* **Direction**: Make an exact copy, from the records below, of the lines from the line containing "Write a Python" to the line containing "import numpy as np", both lines included, excluding pictures.

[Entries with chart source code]
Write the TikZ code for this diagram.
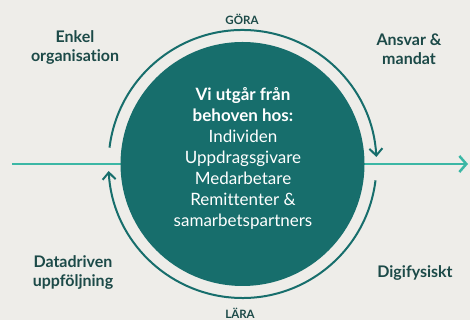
\documentclass[tikz,border=0pt]{standalone}
\usepackage{fontspec}
\setmainfont{Lato}[Ligatures={NoCommon}]
\usetikzlibrary{arrows.meta}
\definecolor{bg}{HTML}{EEEDE9}
\definecolor{teal}{HTML}{176E6C}
\definecolor{dark}{HTML}{1C4A48}
\definecolor{light}{HTML}{3BB7A5}
\tikzset{
  lbl/.style={text=dark, font=\fontsize{16}{19}\selectfont\bfseries, align=center, inner sep=0pt},
  small/.style={text=dark, font=\fontsize{11.5}{13}\selectfont\bfseries, inner sep=0pt},
  cyc/.style={draw=teal, line width=2pt, -{Straight Barb[length=7pt, width=13pt, line width=2pt]}},
}
\begin{document}
\begin{tikzpicture}[x=1pt,y=1pt]
\fill[bg] (0,0) rectangle (470,320);
\useasboundingbox (0,0) rectangle (470,320);
\coordinate (lstart) at (12,156);
\coordinate (rend) at (468,156);
\draw[light, line width=2.5pt, -{Straight Barb[length=7pt, width=16pt, line width=2.5pt]}] (lstart) -- (rend);
\node[circle, fill=teal, minimum size=244pt, inner sep=0pt] (main) at (242.5,156) {};
\node[text=white, align=center, inner sep=0pt, font=\fontsize{17}{21}\selectfont] (txt) at (243,162) {%
  {\bfseries Vi utgår från}\\ {\bfseries behoven hos:}\\ Individen\\ Uppdragsgivare\\ Medarbetare\\ Remittenter \&\\ samarbetspartners};
\draw[cyc] (main.center) ++(173:134) arc[start angle=173, end angle=3, radius=134];
\draw[cyc] (main.center) ++(-7:134) arc[start angle=-7, end angle=-177, radius=134];
\node[small] (gora) at (242,301) {GÖRA};
\node[small, anchor=south] (lara) at (240,1) {LÄRA};
\node[lbl] (enkel) at (75,272) {Enkel\\organisation};
\node[lbl] (ansvar) at (409,271) {Ansvar \&\\mandat};
\node[lbl] (data) at (73,47) {Datadriven\\uppföljning};
\node[lbl] (digi) at (415,47) {Digifysiskt};
\end{tikzpicture}
\end{document}
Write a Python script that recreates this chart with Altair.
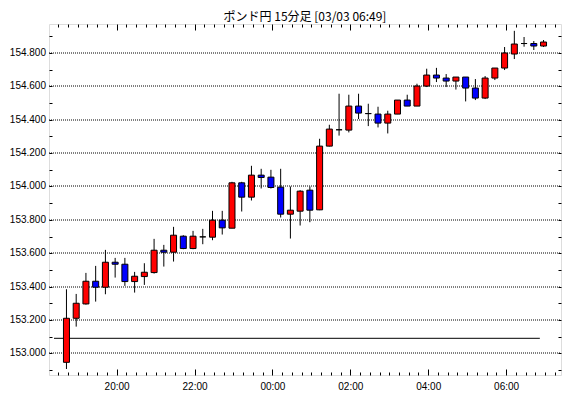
import altair as alt
import pandas as pd
import numpy as np

# ---- data ----
times = ["18:30", "18:45", "19:00", "19:15", "19:30", "19:45", "20:00", "20:15", "20:30", "20:45",
         "21:00", "21:15", "21:30", "21:45", "22:00", "22:15", "22:30", "22:45", "23:00", "23:15",
         "23:30", "23:45", "00:00", "00:15", "00:30", "00:45", "01:00", "01:15", "01:30", "01:45",
         "02:00", "02:15", "02:30", "02:45", "03:00", "03:15", "03:30", "03:45", "04:00", "04:15",
         "04:30", "04:45", "05:00", "05:15", "05:30", "05:45", "06:00", "06:15", "06:30", "06:45"]
opens = [152.946, 153.210, 153.296, 153.432, 153.396, 153.546, 153.534, 153.430, 153.460, 153.484,
         153.618, 153.606, 153.702, 153.628, 153.698, 153.696, 153.798, 153.750, 154.022, 153.936,
         154.068, 154.056, 153.996, 153.834, 153.852, 153.978, 153.860, 154.242, 154.340, 154.338,
         154.482, 154.437, 154.434, 154.380, 154.434, 154.518, 154.482, 154.602, 154.668, 154.650,
         154.632, 154.656, 154.590, 154.530, 154.650, 154.710, 154.794, 154.857, 154.857, 154.842]
highs = [153.384, 153.356, 153.482, 153.524, 153.620, 153.572, 153.572, 153.488, 153.540, 153.686,
         153.650, 153.758, 153.708, 153.734, 153.746, 153.854, 153.854, 154.028, 154.028, 154.124,
         154.106, 154.100, 154.106, 154.000, 153.978, 154.000, 154.286, 154.370, 154.556, 154.550,
         154.556, 154.496, 154.478, 154.454, 154.518, 154.550, 154.616, 154.706, 154.711, 154.674,
         154.656, 154.656, 154.644, 154.662, 154.710, 154.836, 154.933, 154.896, 154.872, 154.878]
lows = [152.906, 153.160, 153.292, 153.310, 153.354, 153.454, 153.404, 153.364, 153.410, 153.478,
        153.520, 153.550, 153.624, 153.624, 153.654, 153.678, 153.712, 153.750, 153.850, 153.916,
        153.988, 153.988, 153.814, 153.688, 153.766, 153.786, 153.858, 154.240, 154.305, 154.324,
        154.404, 154.362, 154.354, 154.318, 154.434, 154.482, 154.482, 154.596, 154.626, 154.596,
        154.581, 154.510, 154.518, 154.524, 154.638, 154.698, 154.764, 154.838, 154.818, 154.836]
closes = [153.210, 153.300, 153.432, 153.396, 153.546, 153.534, 153.430, 153.462, 153.486, 153.618,
          153.606, 153.708, 153.628, 153.702, 153.698, 153.798, 153.752, 154.022, 153.936, 154.068,
          154.054, 153.994, 153.834, 153.858, 153.972, 153.858, 154.242, 154.344, 154.340, 154.482,
          154.440, 154.437, 154.380, 154.434, 154.518, 154.482, 154.602, 154.668, 154.650, 154.632,
          154.656, 154.590, 154.530, 154.650, 154.710, 154.800, 154.854, 154.857, 154.842, 154.866]

title_text = "ポンド円 15分足 [03/03 06:49]"
y_label_values = [153.0, 153.2, 153.4, 153.6, 153.8, 154.0, 154.2, 154.4, 154.6, 154.8]
y_minor_values = [round(152.9 + 0.1 * i, 1) for i in range(21)]
x_label_times = ["20:00", "22:00", "00:00", "02:00", "04:00", "06:00"]
ref_value = 153.09
ref_span = ["18:23:30", "06:52:00"]
x_domain = ["18:23:30", "07:16:54"]


def to_ts(hm):
    parts = [int(p) for p in hm.split(":")]
    h, m = parts[0], parts[1]
    s = parts[2] if len(parts) > 2 else 0
    day = 2 if h >= 12 else 3
    return pd.Timestamp(2025, 3, day, h, m, s)


def dt(ts):
    return alt.DateTime(year=ts.year, month=ts.month, date=ts.day,
                        hours=ts.hour, minutes=ts.minute, seconds=ts.second)


df = pd.DataFrame({
    "t": [to_ts(t) + pd.Timedelta(seconds=762) for t in times],
    "open": opens, "high": highs, "low": lows, "close": closes,
})
ref_df = pd.DataFrame({"t": [to_ts(ref_span[0])], "t2": [to_ts(ref_span[1])], "v": [ref_value]})

W, H = 512, 351
FONT = "Liberation Sans"

xs = alt.Scale(domain=[dt(to_ts(x_domain[0])), dt(to_ts(x_domain[1]))], nice=False)
ys = alt.Scale(domain=[152.870, 154.974], nice=False, zero=False)

minor_x = [dt(t) for t in pd.date_range(to_ts("18:30"), to_ts("07:15"), freq="15min")]
label_x = [dt(to_ts(t)) for t in x_label_times]
tick_cond = {"condition": {"test": "minutes(datum.value) === 0 && hours(datum.value) % 2 === 0",
                           "value": 6}, "value": 3}

wick = alt.Chart(df).mark_rule(color="black", strokeWidth=1).encode(
    x=alt.X("t:T", scale=xs, title=None,
            axis=alt.Axis(orient="bottom", values=label_x, format="%H:%M", tickSize=0,
                          labelPadding=6, labelFont=FONT, labelFontSize=10, labelColor="black",
                          domain=False, grid=False)),
    y=alt.Y("low:Q", scale=ys, title=None,
            axis=alt.Axis(orient="left", values=y_label_values, format=".3f", tickSize=0,
                          labelPadding=3, labelFont=FONT, labelFontSize=10, labelColor="black",
                          domain=False, grid=True, gridDash=[1, 1], gridColor="black",
                          gridOpacity=1, gridWidth=1, translate=0)),
    y2="high:Q",
)

body = alt.Chart(df).mark_bar(size=6, stroke="black", strokeWidth=1).encode(
    x=alt.X("t:T", scale=xs, title=None,
            axis=alt.Axis(orient="top", offset=-H, values=minor_x, labels=False, domain=False,
                          tickSize=tick_cond, tickColor="black", tickWidth=1, grid=False)),
    y=alt.Y("open:Q", scale=ys, title=None,
            axis=alt.Axis(orient="left", offset=-W, values=y_minor_values, labels=False,
                          domain=False, tickSize=3, tickColor="black", tickWidth=1, grid=False)),
    y2="close:Q",
    color=alt.condition("datum.close >= datum.open", alt.value("#ff0000"), alt.value("#0000ff")),
)

ref = alt.Chart(ref_df).mark_rule(color="black", strokeWidth=1).encode(
    x=alt.X("t:T", scale=xs, title=None,
            axis=alt.Axis(orient="bottom", offset=-H, values=minor_x, labels=False, domain=False,
                          tickSize=tick_cond, tickColor="black", tickWidth=1, grid=False)),
    x2="t2:T",
    y=alt.Y("v:Q", scale=ys, title=None,
            axis=alt.Axis(orient="right", offset=-W, values=y_minor_values, labels=False,
                          domain=False, tickSize=3, tickColor="black", tickWidth=1, grid=False)),
)

chart = alt.layer(ref, wick, body).resolve_axis(x="independent", y="independent").properties(
    width=W, height=H,
    autosize=alt.AutoSizeParams(type="none"),
    padding={"left": 41, "top": 16, "right": 1, "bottom": 18},
    title=alt.TitleParams(title_text, font="Noto Sans CJK JP", fontSize=12, fontWeight="normal",
                          color="black", anchor="middle", offset=-0.5),
).configure_view(stroke="black", strokeWidth=1).configure(background="white")

chart.save("out.html", embed_options={"renderer": "svg", "actions": False})
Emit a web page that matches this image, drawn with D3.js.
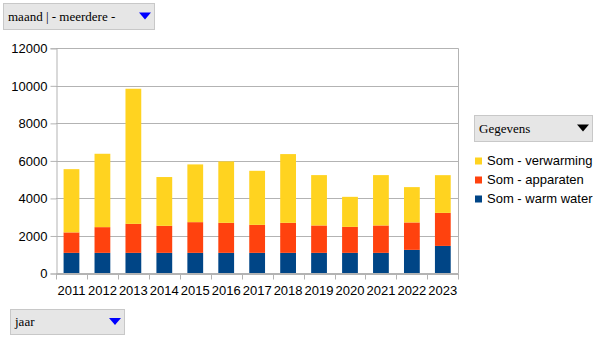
<!DOCTYPE html>
<html><head><meta charset="utf-8">
<script src="https://cdn.jsdelivr.net/npm/d3@7"></script>
<style>
body{margin:0;background:#fff;}
svg{display:block;}
</style></head>
<body>
<script>
const years = ["2011","2012","2013","2014","2015","2016","2017","2018","2019","2020","2021","2022","2023"];
const warmWater = [1100,1100,1100,1100,1100,1100,1100,1100,1100,1100,1100,1260,1470];
const apparaten = [1090,1370,1545,1440,1636,1600,1492,1600,1460,1385,1460,1460,1760];
const verwarming = [3370,3910,7200,2600,3077,3273,2880,3663,2683,1600,2683,1883,2010];
const seriesNames = ["Som - warm water","Som - apparaten","Som - verwarming"];
const seriesColors = ["#004586","#ff420e","#ffd320"];
const yTicks = [0,2000,4000,6000,8000,10000,12000];

const W=605,H=340;
const svg=d3.select("body").append("svg").attr("width",W).attr("height",H);
const x=d3.scaleBand().domain(years).range([56,458.3]).padding(0);
const y=d3.scaleLinear().domain([0,12000]).range([273.5,48.3]);
const grid="#b3b3b3";

// gridlines
svg.append("g").selectAll("line").data(yTicks).join("line")
  .attr("x1",56).attr("x2",458.3).attr("y1",d=>Math.round(y(d))+0.5).attr("y2",d=>Math.round(y(d))+0.5)
  .attr("stroke",grid).attr("stroke-width",1);
// right border
svg.append("line").attr("x1",458.5).attr("x2",458.5).attr("y1",y(12000)).attr("y2",y(0)).attr("stroke",grid);

// stacked bars
const rows=years.map((yr,i)=>({year:yr,w:warmWater[i],a:apparaten[i],v:verwarming[i]}));
const stack=d3.stack().keys(["w","a","v"])(rows);
const bw=x.bandwidth()*0.51;
svg.append("g").selectAll("g").data(stack).join("g").attr("fill",(d,i)=>seriesColors[i])
  .selectAll("rect").data(d=>d).join("rect")
  .attr("x",d=>x(d.data.year)+x.bandwidth()/2-bw/2)
  .attr("width",bw)
  .attr("y",d=>y(d[1]))
  .attr("height",d=>y(d[0])-y(d[1]));

// y axis
const yAxis=svg.append("g").attr("transform","translate(56.5,0)")
  .call(d3.axisLeft(y).tickValues(yTicks).tickSize(6).tickPadding(3).tickFormat(d3.format("d")));
yAxis.selectAll("path,line").attr("stroke",grid);
yAxis.selectAll("text").attr("font-family","'Liberation Sans',Arial,sans-serif").attr("font-size","13px").attr("fill","#000");

// x axis
const xg=svg.append("g");
xg.append("line").attr("x1",56).attr("x2",458.3).attr("y1",273.5).attr("y2",273.5).attr("stroke",grid);
const bounds=years.map(d=>x(d)).concat([x(years[years.length-1])+x.bandwidth()]);
xg.selectAll("line.t").data(bounds).join("line").attr("class","t")
  .attr("x1",d=>Math.round(d)+0.5).attr("x2",d=>Math.round(d)+0.5).attr("y1",273.5).attr("y2",279.5).attr("stroke",grid);
xg.selectAll("text").data(years).join("text")
  .attr("x",d=>x(d)+x.bandwidth()/2).attr("y",295).attr("text-anchor","middle")
  .attr("font-family","'Liberation Sans',Arial,sans-serif").attr("font-size","13px").attr("fill","#000")
  .text(d=>d);

// dropdown boxes
function dropdown(x0,y0,w,h,label,triColor){
  const g=svg.append("g");
  g.append("rect").attr("x",x0+0.5).attr("y",y0+0.5).attr("width",w).attr("height",h)
    .attr("fill","#e6e6e6").attr("stroke","#c8c8c8");
  g.append("text").attr("x",x0+5).attr("y",y0+h/2+4.5)
    .attr("font-family","'Liberation Serif','Times New Roman',serif").attr("font-size","13px").attr("fill","#000").text(label);
  const tx=x0+w-9, ty=y0+h/2;
  g.append("path").attr("d",`M${tx-6},${ty-3.5}L${tx+6},${ty-3.5}L${tx},${ty+3.5}Z`).attr("fill",triColor);
}
dropdown(3,3,151,26,"maand | - meerdere -","#0000ff");
dropdown(474,115,118,26,"Gegevens","#000000");
dropdown(10,309,114,25,"jaar","#0000ff");

// legend
const legOrder=[2,1,0];
const lg=svg.append("g");
legOrder.forEach((si,k)=>{
  const yy=157.5+k*19;
  lg.append("rect").attr("x",475).attr("y",yy).attr("width",7).attr("height",7).attr("fill",seriesColors[si]);
  lg.append("text").attr("x",487).attr("y",yy+7.5)
    .attr("font-family","'Liberation Sans',Arial,sans-serif").attr("font-size","13px").attr("fill","#000").text(seriesNames[si]);
});
</script>
</body></html>
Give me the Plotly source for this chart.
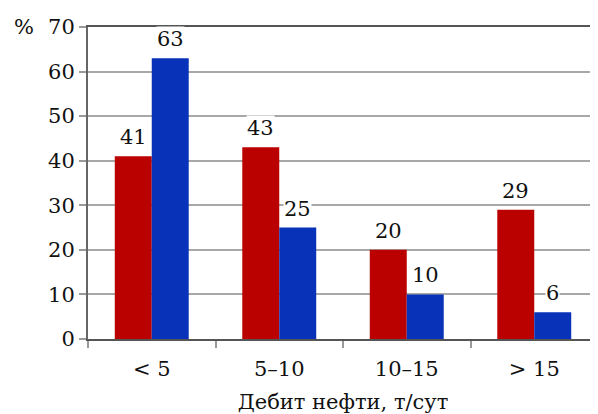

* **Answer to the task**:
Write a Python script that recreates this chart with Altair.
import altair as alt
import pandas as pd
import numpy as np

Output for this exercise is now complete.